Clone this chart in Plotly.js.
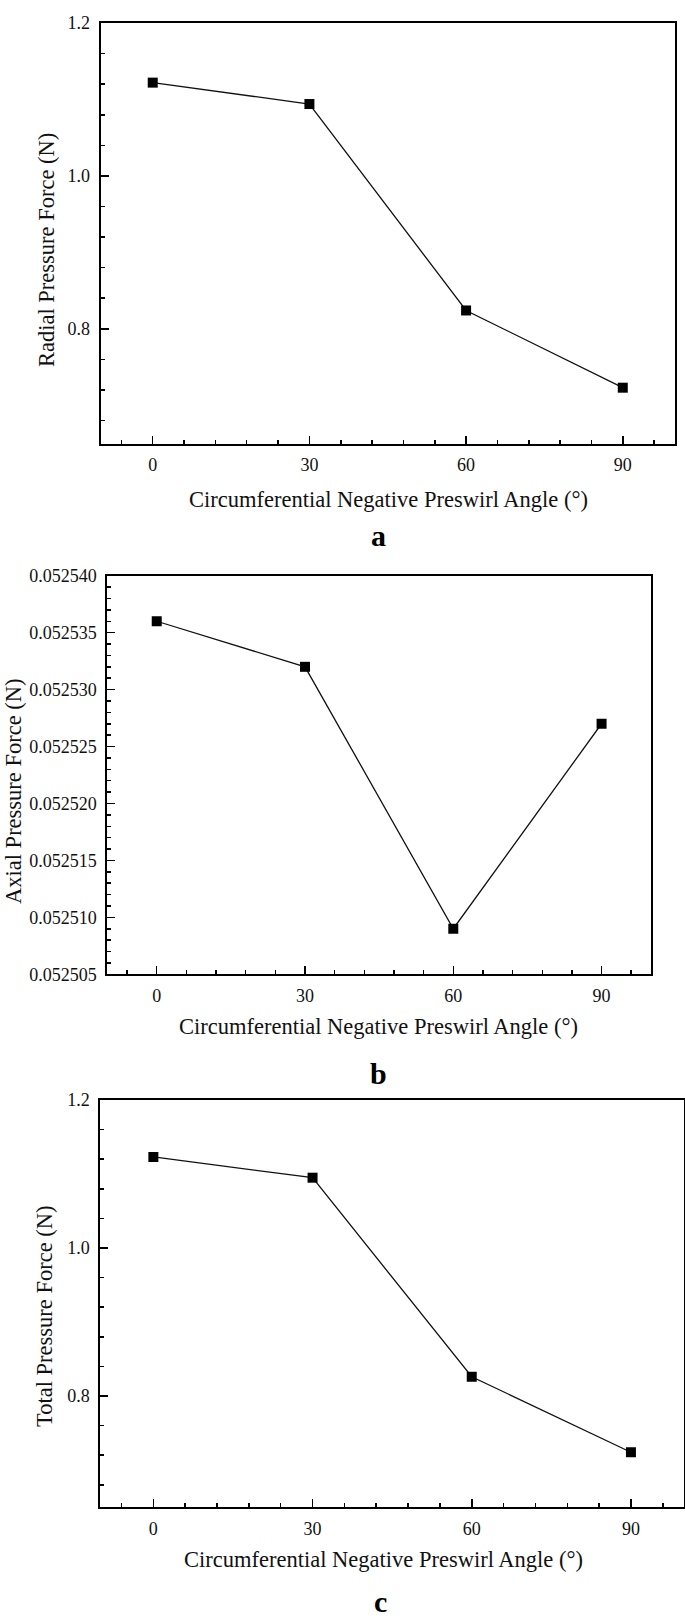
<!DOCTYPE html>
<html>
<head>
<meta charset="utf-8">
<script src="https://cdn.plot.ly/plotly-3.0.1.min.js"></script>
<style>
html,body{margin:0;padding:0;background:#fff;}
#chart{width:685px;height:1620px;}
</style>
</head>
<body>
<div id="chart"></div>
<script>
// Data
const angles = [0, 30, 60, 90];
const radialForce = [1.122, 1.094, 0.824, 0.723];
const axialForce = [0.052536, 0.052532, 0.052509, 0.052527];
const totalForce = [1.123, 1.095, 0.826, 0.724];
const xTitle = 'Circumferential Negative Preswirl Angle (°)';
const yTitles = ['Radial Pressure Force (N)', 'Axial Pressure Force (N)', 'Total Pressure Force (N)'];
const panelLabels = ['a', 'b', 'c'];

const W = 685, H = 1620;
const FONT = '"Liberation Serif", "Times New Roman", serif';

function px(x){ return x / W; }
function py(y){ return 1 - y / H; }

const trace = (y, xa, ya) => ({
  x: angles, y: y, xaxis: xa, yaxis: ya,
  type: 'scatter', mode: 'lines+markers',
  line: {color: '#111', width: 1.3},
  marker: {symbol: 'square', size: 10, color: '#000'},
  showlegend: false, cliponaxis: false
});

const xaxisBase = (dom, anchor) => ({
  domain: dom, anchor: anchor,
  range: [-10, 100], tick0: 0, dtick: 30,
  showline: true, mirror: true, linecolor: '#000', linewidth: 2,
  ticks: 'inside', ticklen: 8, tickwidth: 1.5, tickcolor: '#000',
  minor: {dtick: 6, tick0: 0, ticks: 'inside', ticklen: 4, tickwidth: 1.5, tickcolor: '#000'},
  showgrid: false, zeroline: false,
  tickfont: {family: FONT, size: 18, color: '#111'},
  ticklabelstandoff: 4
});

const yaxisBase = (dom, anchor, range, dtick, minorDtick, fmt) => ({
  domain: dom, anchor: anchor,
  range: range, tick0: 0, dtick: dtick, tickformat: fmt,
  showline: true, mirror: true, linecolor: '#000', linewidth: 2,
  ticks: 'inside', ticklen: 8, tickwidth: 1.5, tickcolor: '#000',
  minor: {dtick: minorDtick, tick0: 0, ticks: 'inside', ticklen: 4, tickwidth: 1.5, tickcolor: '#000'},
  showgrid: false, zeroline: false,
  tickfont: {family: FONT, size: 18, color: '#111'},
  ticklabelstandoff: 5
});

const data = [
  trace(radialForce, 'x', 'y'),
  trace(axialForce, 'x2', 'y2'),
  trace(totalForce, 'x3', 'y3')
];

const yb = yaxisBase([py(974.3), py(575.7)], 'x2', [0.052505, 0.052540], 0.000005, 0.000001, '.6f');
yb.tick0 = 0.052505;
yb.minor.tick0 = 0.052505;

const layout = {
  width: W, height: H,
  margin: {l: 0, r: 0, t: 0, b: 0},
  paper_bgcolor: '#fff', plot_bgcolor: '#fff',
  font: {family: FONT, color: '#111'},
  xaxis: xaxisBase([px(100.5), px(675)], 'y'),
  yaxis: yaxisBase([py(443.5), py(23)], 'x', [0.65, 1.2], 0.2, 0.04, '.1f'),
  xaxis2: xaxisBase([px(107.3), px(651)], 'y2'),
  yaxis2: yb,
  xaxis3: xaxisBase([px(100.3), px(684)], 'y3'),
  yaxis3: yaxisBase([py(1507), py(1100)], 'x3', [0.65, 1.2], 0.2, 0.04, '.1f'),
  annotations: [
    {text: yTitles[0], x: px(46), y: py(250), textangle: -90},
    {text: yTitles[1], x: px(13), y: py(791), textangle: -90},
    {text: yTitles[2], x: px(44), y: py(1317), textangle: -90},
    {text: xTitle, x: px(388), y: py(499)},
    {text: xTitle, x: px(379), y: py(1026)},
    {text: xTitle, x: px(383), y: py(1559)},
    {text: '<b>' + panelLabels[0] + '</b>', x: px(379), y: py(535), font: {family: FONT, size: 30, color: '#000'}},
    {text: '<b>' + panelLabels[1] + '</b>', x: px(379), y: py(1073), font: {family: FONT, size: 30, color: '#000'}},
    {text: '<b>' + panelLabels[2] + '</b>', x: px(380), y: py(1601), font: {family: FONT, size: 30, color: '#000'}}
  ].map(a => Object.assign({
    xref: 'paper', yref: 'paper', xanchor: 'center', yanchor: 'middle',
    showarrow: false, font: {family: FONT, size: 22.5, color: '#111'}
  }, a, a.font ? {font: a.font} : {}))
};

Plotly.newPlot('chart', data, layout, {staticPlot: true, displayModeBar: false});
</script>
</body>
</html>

========================================================================

- _Given problem_:
Retype the whole listing exactly and leave the pictures out.

- _Response_:
Clone this chart in Plotly.js.
<!DOCTYPE html>
<html>
<head>
<meta charset="utf-8">
<script src="https://cdn.plot.ly/plotly-3.0.1.min.js"></script>
<style>
html,body{margin:0;padding:0;background:#fff;}
#chart{width:685px;height:1620px;}
</style>
</head>
<body>
<div id="chart"></div>
<script>
// Data
const angles = [0, 30, 60, 90];
const radialForce = [1.122, 1.094, 0.824, 0.723];
const axialForce = [0.052536, 0.052532, 0.052509, 0.052527];
const totalForce = [1.123, 1.095, 0.826, 0.724];
const xTitle = 'Circumferential Negative Preswirl Angle (°)';
const yTitles = ['Radial Pressure Force (N)', 'Axial Pressure Force (N)', 'Total Pressure Force (N)'];
const panelLabels = ['a', 'b', 'c'];

const W = 685, H = 1620;
const FONT = '"Liberation Serif", "Times New Roman", serif';

function px(x){ return x / W; }
function py(y){ return 1 - y / H; }

const trace = (y, xa, ya) => ({
  x: angles, y: y, xaxis: xa, yaxis: ya,
  type: 'scatter', mode: 'lines+markers',
  line: {color: '#111', width: 1.3},
  marker: {symbol: 'square', size: 10, color: '#000'},
  showlegend: false, cliponaxis: false
});

const xaxisBase = (dom, anchor) => ({
  domain: dom, anchor: anchor,
  range: [-10, 100], tick0: 0, dtick: 30,
  showline: true, mirror: true, linecolor: '#000', linewidth: 2,
  ticks: 'inside', ticklen: 8, tickwidth: 1.5, tickcolor: '#000',
  minor: {dtick: 6, tick0: 0, ticks: 'inside', ticklen: 4, tickwidth: 1.5, tickcolor: '#000'},
  showgrid: false, zeroline: false,
  tickfont: {family: FONT, size: 18, color: '#111'},
  ticklabelstandoff: 4
});

const yaxisBase = (dom, anchor, range, dtick, minorDtick, fmt) => ({
  domain: dom, anchor: anchor,
  range: range, tick0: 0, dtick: dtick, tickformat: fmt,
  showline: true, mirror: true, linecolor: '#000', linewidth: 2,
  ticks: 'inside', ticklen: 8, tickwidth: 1.5, tickcolor: '#000',
  minor: {dtick: minorDtick, tick0: 0, ticks: 'inside', ticklen: 4, tickwidth: 1.5, tickcolor: '#000'},
  showgrid: false, zeroline: false,
  tickfont: {family: FONT, size: 18, color: '#111'},
  ticklabelstandoff: 5
});

const data = [
  trace(radialForce, 'x', 'y'),
  trace(axialForce, 'x2', 'y2'),
  trace(totalForce, 'x3', 'y3')
];

const yb = yaxisBase([py(974.3), py(575.7)], 'x2', [0.052505, 0.052540], 0.000005, 0.000001, '.6f');
yb.tick0 = 0.052505;
yb.minor.tick0 = 0.052505;

const layout = {
  width: W, height: H,
  margin: {l: 0, r: 0, t: 0, b: 0},
  paper_bgcolor: '#fff', plot_bgcolor: '#fff',
  font: {family: FONT, color: '#111'},
  xaxis: xaxisBase([px(100.5), px(675)], 'y'),
  yaxis: yaxisBase([py(443.5), py(23)], 'x', [0.65, 1.2], 0.2, 0.04, '.1f'),
  xaxis2: xaxisBase([px(107.3), px(651)], 'y2'),
  yaxis2: yb,
  xaxis3: xaxisBase([px(100.3), px(684)], 'y3'),
  yaxis3: yaxisBase([py(1507), py(1100)], 'x3', [0.65, 1.2], 0.2, 0.04, '.1f'),
  annotations: [
    {text: yTitles[0], x: px(46), y: py(250), textangle: -90},
    {text: yTitles[1], x: px(13), y: py(791), textangle: -90},
    {text: yTitles[2], x: px(44), y: py(1317), textangle: -90},
    {text: xTitle, x: px(388), y: py(499)},
    {text: xTitle, x: px(379), y: py(1026)},
    {text: xTitle, x: px(383), y: py(1559)},
    {text: '<b>' + panelLabels[0] + '</b>', x: px(379), y: py(535), font: {family: FONT, size: 30, color: '#000'}},
    {text: '<b>' + panelLabels[1] + '</b>', x: px(379), y: py(1073), font: {family: FONT, size: 30, color: '#000'}},
    {text: '<b>' + panelLabels[2] + '</b>', x: px(380), y: py(1601), font: {family: FONT, size: 30, color: '#000'}}
  ].map(a => Object.assign({
    xref: 'paper', yref: 'paper', xanchor: 'center', yanchor: 'middle',
    showarrow: false, font: {family: FONT, size: 22.5, color: '#111'}
  }, a, a.font ? {font: a.font} : {}))
};

Plotly.newPlot('chart', data, layout, {staticPlot: true, displayModeBar: false});
</script>
</body>
</html>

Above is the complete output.